Sul piano della multiculturalità, il mettersi in gioco di fronte al tema dell’alterità   cambia radicalmente le cose, poiché non significa più collocare le diverse culture su un terreno   neutrale, ma significa farle incontrare nel dramma della diversità, del confronto e persino dello scontro, che spesso non è pacifico. 

Un altro elemento importante da tenere presente nella dialettica identità-alterità è che l’approccio con l’altro da sé è sempre dipendente dal contesto, da pre-giudizi e pre-comprensioni forniti dalla cultura di appartenenza, a volte fatti propri, ma non del tutto metabolizzati. È importante, infatti, avere una precisa presa di coscienza delle proprie pre-supposizioni e dei propri pregiudizi, ma è altrettanto importante   saperli sostituire con concetti sempre più adeguati alla comprensione della complessità del rapporto identità/alterità. Riecheggiando la celebre espressione di Bateson (BATESON G., Mente e natura) “la mappa non è il territorio”,  possiamo inferire che dobbiamo  aggiornare continuamente  la nostra mappa mentale, consapevoli che le mappe da noi costruite sono utili per muoverci nel “territorio”, ma non sono il territorio. Pertanto, se cristallizzeremo la mappa, essa non ci aiuterà più a muoverci nel territorio, ma ci ostacolerà facendoci rigettare tutto ciò che costituisce la novità dell’altro. Se, invece, saremo disponibili ad aggiornare continuamente la mappa, restando aperti alla novità del territorio, la mappa costituirà un utile ed efficace strumento di comprensione dell’altro e della realtà che ci circonda. Soltanto facendo nostra tale consapevolezza, che diviene consapevolezza dei nostri limiti, è possibile entrare nel territorio dell’altro, superando i confini che lo delimitano.

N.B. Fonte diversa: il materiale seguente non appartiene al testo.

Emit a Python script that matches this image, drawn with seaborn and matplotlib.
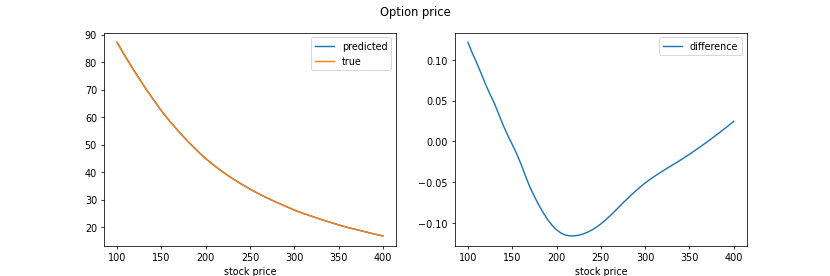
import matplotlib
matplotlib.use("Agg")
import matplotlib.pyplot as plt
import pandas as pd
import seaborn as sns

# left panel: option price vs stock price
price_x = [100, 110, 120, 130, 140, 150, 160, 170, 180, 190, 200, 210, 220, 230, 240, 250,
           260, 270, 280, 290, 300, 310, 320, 330, 340, 350, 360, 370, 380, 390, 400]
true_price = [87.1, 81.6, 76.4, 71.5, 66.8, 62.3, 58.3, 54.6, 51.1, 47.9, 44.9, 42.3, 39.9,
              37.7, 35.7, 33.8, 32.1, 30.5, 29.0, 27.6, 26.2, 25.0, 23.9, 22.8, 21.8, 20.8,
              19.9, 19.1, 18.3, 17.5, 16.8]
predicted_price = [87.2, 81.7, 76.5, 71.5, 66.8, 62.3, 58.3, 54.6, 51.1, 47.9, 44.9, 42.3, 39.9,
                   37.7, 35.7, 33.8, 32.1, 30.5, 29.0, 27.6, 26.2, 25.0, 23.9, 22.8, 21.8, 20.8,
                   19.9, 19.1, 18.3, 17.5, 16.8]

# right panel: predicted - true
diff_x = [100, 105, 110, 115, 120, 125, 130, 135, 140, 145, 150, 155, 160, 165, 170, 175,
          180, 185, 190, 195, 200, 205, 210, 215, 220, 225, 230, 235, 240, 245, 250, 255,
          260, 265, 270, 275, 280, 285, 290, 295, 300, 305, 310, 315, 320, 325, 330, 335,
          340, 345, 350, 355, 360, 365, 370, 375, 380, 385, 390, 395, 400]
difference = [0.1220, 0.1085, 0.0965, 0.0835, 0.0700, 0.0580, 0.0465, 0.0330, 0.0195, 0.0075,
              -0.0035, -0.0150, -0.0280, -0.0425, -0.0560, -0.0675, -0.0780, -0.0875, -0.0960,
              -0.1030, -0.1085, -0.1125, -0.1150, -0.1160, -0.1160, -0.1152, -0.1137, -0.1115,
              -0.1087, -0.1053, -0.1013, -0.0968, -0.0918, -0.0865, -0.0810, -0.0755, -0.0702,
              -0.0651, -0.0602, -0.0555, -0.0510, -0.0470, -0.0432, -0.0396, -0.0362, -0.0328,
              -0.0295, -0.0262, -0.0228, -0.0193, -0.0157, -0.0120, -0.0082, -0.0044, -0.0005,
              0.0035, 0.0076, 0.0118, 0.0160, 0.0203, 0.0247]

left_df = pd.DataFrame({"stock price": price_x, "predicted": predicted_price, "true": true_price})
right_df = pd.DataFrame({"stock price": diff_x, "difference": difference})

fig, (ax1, ax2) = plt.subplots(1, 2, figsize=(12, 4), dpi=830 / 12)

sns.lineplot(data=left_df, x="stock price", y="predicted", ax=ax1, color="C0", label="predicted")
sns.lineplot(data=left_df, x="stock price", y="true", ax=ax1, color="C1", label="true")
ax1.set_ylabel("")
ax1.legend(loc="upper right")

sns.lineplot(data=right_df, x="stock price", y="difference", ax=ax2, color="C0", label="difference")
ax2.set_ylabel("")
ax2.legend(loc="upper right")

fig.suptitle("Option price")
fig.savefig("out.png")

Alla luce delle suesposte considerazioni la bozza delle Nuove Indicazioni rappresenta un tentativo di ridisegnare, restringendola in senso ottocentesco, la mappa culturale   che dovrebbe orientare lo sviluppo dell’identità degli alunni nel rapporto con sé stessi, con gli altri e con la realtà. E documenta l’ambizione di riscrivere non solo la storia ma anche le finalità pedagogiche di un umanesimo inteso in senso inclusivo.